Canadian Prairies Likely to Remain Dry


WINNIPEG, Manitoba (Dow Jones) — Prospects for dry weather remain for most of western Canada, and the lack of snow cover is leading to concern that farmers could face drought conditions this summer. However, precipitation in the spring and summer will be much more important in determining yield prospects, according to an official with Agriculture and Agri-Food Canada’s Drought Watch department.

“For most regions of the Prairies, we’re about two to three inches below normal in precipitation,” said Trevor Hadwen, an agroclimate specialist with National Agroclimate Information Service in Saskatchewan. He said the lack of snow cover was a little alarming, but added that the missing moisture could be made up quickly by late winter snow or early spring rain.

Hadwen said farmers should be aware of the situation and the potential risk as they contemplate spring seeding. “In terms of actual crop production, there’s no need to panic yet,” he said.

The lack of moisture and snow cover now could cause problems for forages and winter wheat, Hadwen said, noting that forage crops could be delayed and winter wheat will likely experience more winterkill than normal.
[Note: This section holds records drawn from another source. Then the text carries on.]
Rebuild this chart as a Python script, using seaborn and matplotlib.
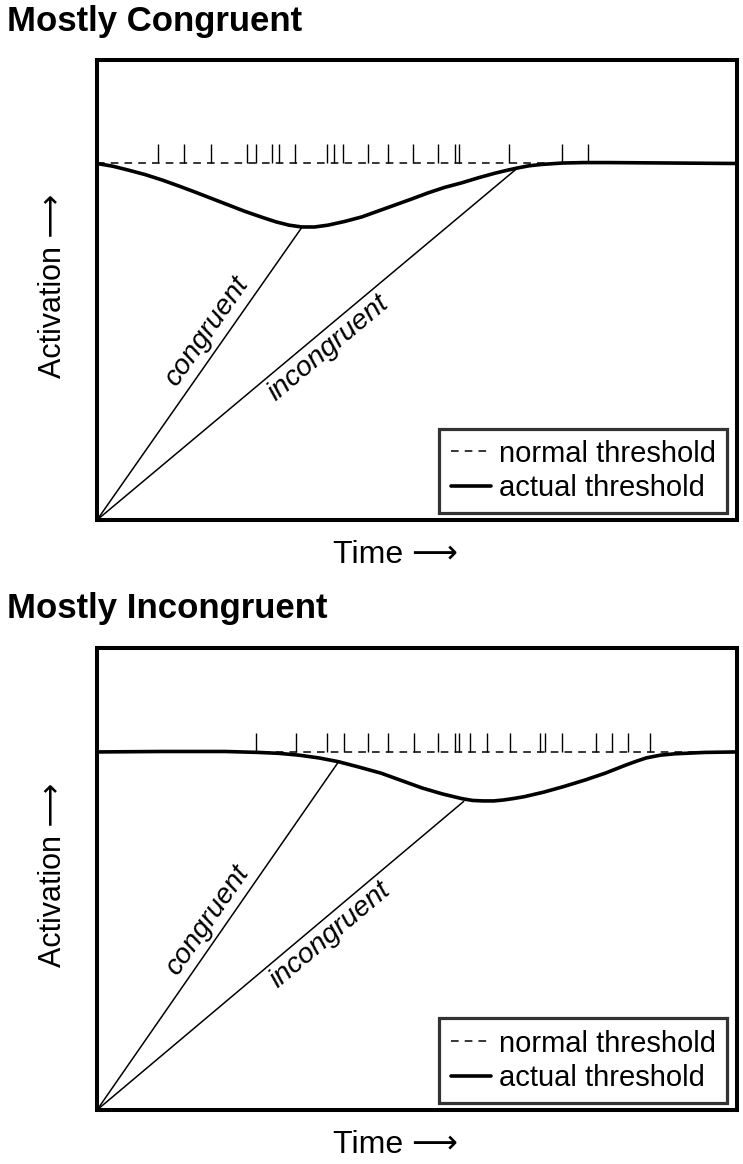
import numpy as np
import pandas as pd
import matplotlib
matplotlib.use("Agg")
import matplotlib.pyplot as plt
import seaborn as sns

# ---------------- data ----------------
threshold = 77.5
tick_top = 81.7

mc_ticks = [9.5, 13.6, 17.8, 23.4, 24.8, 27.3, 28.5, 30.9, 35.9, 37.1, 38.5,
            42.4, 45.4, 49.4, 53.3, 55.9, 56.6, 64.4, 72.7, 76.7]
mi_ticks = [24.8, 31.1, 36.0, 38.6, 42.3, 45.4, 49.5, 53.3, 55.9, 56.6, 58.3,
            60.9, 64.5, 69.2, 70.0, 72.6, 77.9, 80.4, 82.9, 86.4]

mc_curve_x = [0, 2.5, 4.8, 7.5, 10.2, 12.8, 15.3, 17.9, 20.5, 23.1, 25.8, 28.0,
              30.0, 32.0, 34.0, 36.1, 38.7, 41.4, 44.0, 46.6, 49.2, 51.7, 54.3,
              57.0, 59.6, 62.2, 64.0, 65.6, 67.5, 69.5, 72.7, 76, 80, 90, 100]
mc_curve_y = [77.5, 76.9, 76.1, 75.1, 73.9, 72.6, 71.3, 69.9, 68.5, 67.1, 65.8,
              64.8, 64.1, 63.7, 63.7, 64.1, 64.9, 65.9, 67.2, 68.5, 69.8, 71.1,
              72.3, 73.3, 74.4, 75.4, 76.0, 76.5, 77.0, 77.3, 77.6, 77.7, 77.7,
              77.6, 77.5]

mi_curve_x = [0, 10, 20, 25.2, 28.4, 31.6, 34.7, 37.7, 41.0, 44.4, 47.6, 50.8,
              54.0, 57.0, 58.7, 60.3, 62.0, 63.5, 65.0, 66.7, 69.8, 72.9, 76.2,
              79.4, 82.7, 84.3, 85.8, 88.0, 90.3, 95, 100]
mi_curve_y = [77.5, 77.6, 77.6, 77.4, 77.2, 76.8, 76.2, 75.4, 74.2, 72.9, 71.3,
              69.7, 68.4, 67.4, 67.0, 66.9, 66.9, 67.1, 67.4, 67.8, 68.8, 70.0,
              71.4, 72.9, 74.7, 75.5, 76.2, 76.8, 77.1, 77.4, 77.5]

mc_cong_end = (32.0, 63.6)
mc_incong_end = (65.6, 76.4)
mi_cong_end = (37.7, 75.3)
mi_incong_end = (57.3, 66.8)

titles = ["Mostly Congruent", "Mostly Incongruent"]
xlabel = "Time \u27f6"
ylabel = "Activation \u27f6"
legend_labels = ["normal threshold", "actual threshold"]
line_labels = ["congruent", "incongruent"]

mc_label_pos = [(17.2, 40.9), (36.1, 37.4)]
mi_label_pos = [(17.2, 41.1), (36.4, 37.9)]

# ---------------- style ----------------
sns.set_style("white")
plt.rcParams["font.family"] = ["Liberation Sans", "DejaVu Sans"]
plt.rcParams["text.color"] = "black"
plt.rcParams["axes.labelcolor"] = "black"

W, H = 743, 1164
fig = plt.figure(figsize=(W / 100, H / 100), dpi=100)

panels = [
    dict(title=titles[0], ticks=mc_ticks, cx=mc_curve_x, cy=mc_curve_y,
         cong=mc_cong_end, incong=mc_incong_end, lab=mc_label_pos,
         top=60, bottom=520, title_top=5),
    dict(title=titles[1], ticks=mi_ticks, cx=mi_curve_x, cy=mi_curve_y,
         cong=mi_cong_end, incong=mi_incong_end, lab=mi_label_pos,
         top=648, bottom=1110, title_top=592),
]

left_px, right_px = 97, 737

for p in panels:
    hpx = p["bottom"] - p["top"]
    ax = fig.add_axes([left_px / W, 1 - p["bottom"] / H,
                       (right_px - left_px) / W, hpx / H])
    ax.set_xlim(0, 100)
    ax.set_ylim(0, 100)

    # normal threshold (dashed)
    sns.lineplot(x=[0, 100], y=[threshold, threshold], ax=ax, color="black",
                 lw=1.1, linestyle=(0, (5, 4.0)), label=legend_labels[0],
                 zorder=2)
    # event ticks
    ax.vlines(p["ticks"], threshold, tick_top, color="black", lw=1.0, zorder=2)
    # actual threshold
    sns.lineplot(x=p["cx"], y=p["cy"], ax=ax, color="black", lw=2.6,
                 label=legend_labels[1], zorder=4, sort=False)
    # accumulation lines
    for end in (p["cong"], p["incong"]):
        sns.lineplot(x=[0, end[0]], y=[0, end[1]], ax=ax, color="black",
                     lw=1.1, zorder=3, legend=False)

    fig.canvas.draw()
    for (lx, ly), end, txt in zip(p["lab"], (p["cong"], p["incong"]), line_labels):
        p0 = ax.transData.transform((0, 0))
        p1 = ax.transData.transform(end)
        ang = np.degrees(np.arctan2(p1[1] - p0[1], p1[0] - p0[0]))
        ax.text(lx, ly, txt, rotation=ang, rotation_mode="anchor",
                ha="center", va="center", fontsize=20.5, style="italic")

    ax.set_xticks([])
    ax.set_yticks([])
    ax.set_xlabel("")
    ax.set_ylabel("")
    for s in ax.spines.values():
        s.set_visible(True)
        s.set_color("black")
        s.set_linewidth(2.9)

    ax.text((395 - left_px) / (right_px - left_px), -35 / hpx, xlabel,
            transform=ax.transAxes, ha="center", va="center", fontsize=23)
    ax.text(-0.068, 0.5 + 4 / hpx, ylabel, transform=ax.transAxes, rotation=90,
            ha="center", va="center", fontsize=22)

    leg = ax.legend(loc="lower right", bbox_to_anchor=(0.984, 0.015),
                    borderaxespad=0, fontsize=21, handlelength=1.4,
                    handletextpad=0.25, labelspacing=0.22, borderpad=0.38,
                    frameon=True, fancybox=False, edgecolor="black")
    leg.get_frame().set_linewidth(2.3)
    for t in leg.get_texts():
        t.set_color("black")

    fig.text(7 / W, 1 - p["title_top"] / H, p["title"], ha="left", va="top",
             fontsize=25, fontweight="bold")

fig.savefig("out.png", dpi=100)
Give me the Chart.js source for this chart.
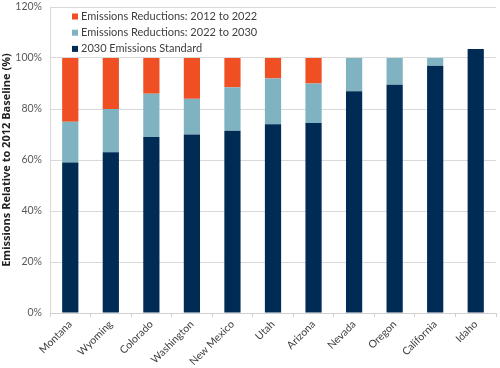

The one exception is Eastern Saskatchewan, where moisture levels are sufficient or excessive, Hadwen said.

Hadwen said that if the dryness elsewhere persists, he expects farmers would be looking to get into their fields and start seeding as early as possible.

Excess moisture and flooding delayed spring planting in parts of Manitoba and Saskatchewan in 2011, but the lack of snow cover should lessen flooding concerns this year, Hadwen said. He said extreme rains could still trigger a flood, but soils are not saturated and could absorb additional moisture this year. “The risk of flooding is extremely low right now,” Hadwen said.